I'm just a bit confused , shouldn't my pup have had another dose of the DHPPi vaccine too at his last appointment today? . I wanted to call them on Monday just to make sure, but worried I'll sound like an idiot so thought I would see if anyone on here knew first.


----------



## PoisonGirl (Oct 24, 2008)

I can't find Xiva's vacc reccords to check but I am pretty sure they are supposed to have them both twice. The reason (or so I am told) that they have two sets of injections is that the immune system is not built up enough to receive the full dose at one time so the two types of vaccination are halved.

ETA- Just checked Dave's records was 2 years ago he got his puppy jab and yep he had the two stickers on his card both times.


----------



## Sled dog hotel (Aug 11, 2010)

Herer is the product data dont know if thats any help
Nobivac Lepto2 - Product Data Sheet

Nobivac DHPPi - Product Data Sheet

Dont know if these are the right ones but looks like all info is on there.


----------



## Sled dog hotel (Aug 11, 2010)

Sled dog hotel said:


> Herer is the product data dont know if thats any help
> Nobivac Lepto2 - Product Data Sheet
> 
> Nobivac DHPPi - Product Data Sheet
> ...


In case you wanted to compare notes, as far as I can tell the DHPPI (Distemper,Hepatitis,parvo and Parainnfluenza) Is given at 10 weeks or older.
For earlier coverage if required you can give from 6 weeks old but as the maternal antibodies from the mum are still present and can interfer they suggest a 2nd dose at 10 weeks or older.

With the lepto however, you do need 2 doses by the look of it the firsst can be given with the DHPPI and then a second 2/4 weeks later, so looks as if it is OK.

It does mention though that a single dose for distemper,hepatitis and parvo in dogs 10 weeks and older is sufficient, but then suggests for the parainfluenza for optimal response vaccination twice 2/4 weeks apart with final vac at 10 weeks or more, so is a little confusing, unless Ive read it wrong. Maybe your vet thinks the one will be sufficient.

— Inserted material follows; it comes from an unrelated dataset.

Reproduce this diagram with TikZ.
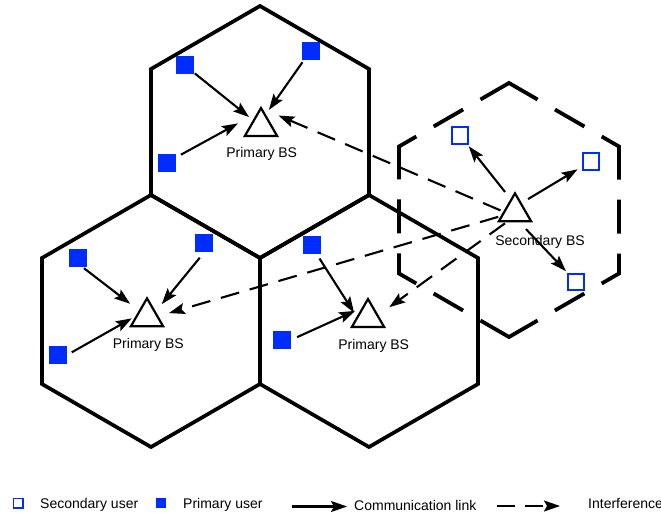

Looks like his covered for 3 years with this one too, except for the parainfluenza and lepto which is yearly.


----------



## MeowPurr (May 30, 2011)

Thank you both. The vet also told me to wait 7-10 days before taking him out, I really can't wait to get him out properly! so wishing the days away.



Sled dog hotel said:


> In case you wanted to compare notes, as far as I can tell the DHPPI (Distemper,Hepatitis,parvo and Parainnfluenza) Is given at 10 weeks or older.
> For earlier coverage if required you can give from 6 weeks old but as the maternal antibodies from the mum are still present and can interfer they suggest a 2nd dose at 10 weeks or older.
> 
> With the lepto however, you do need 2 doses by the look of it the firsst can be given with the DHPPI and then a second 2/4 weeks later, so looks as if it is OK.
> ...


Oh yes! this is what I read and it confused me too. I read the bit about if having the first set at 10 weeks or older, a single dose of the DHPPi should be enough, but then read that it might not be for parainfluenza... which then totally confused me.

Maybe I could give them a ring or pop in on Monday and ask, just to be sure.

Another thing thing is, I just Googled Parainfluenza and I keep coming up with search results for Kennel Cough? Is it the same thing? If so, I thought a vaccine for Kennel Cough isn't included in the puppy vaccinations and that you have to ask for this and pay an extra charge on top :huh:. *EDIT:* Oh just did another Google search and see that it isn't the same thing.


----------



## Sled dog hotel (Aug 11, 2010)

MeowPurr said:


> Thank you both. The vet also told me to wait 7-10 days before taking him out, I really can't wait to get him out properly! so wishing the days away.
> 
> Oh yes! this is what I read and it confused me too. I read the bit about if having the first set at 10 weeks or older, a single dose of the DHPPi should be enough, but then read that it might not be for parainfluenza... which then totally confused me.
> 
> ...


I was going to say the kennel cough as far as I knew, was an entirely separate one that is intract through the nose.


----------



## Verity (Aug 17, 2011)

Yes - kennel cough is separate and a lovely job puffed up the nose. My Border Collie hated it. My vet only advised KC if the kennel they were booked into had a bout of it. Our kennels (he only went there occasionally) were brilliant and advised when they had a bout of it - so Archie got the treatment - he was not impressed and my OH inadvertently got a small dose too


----------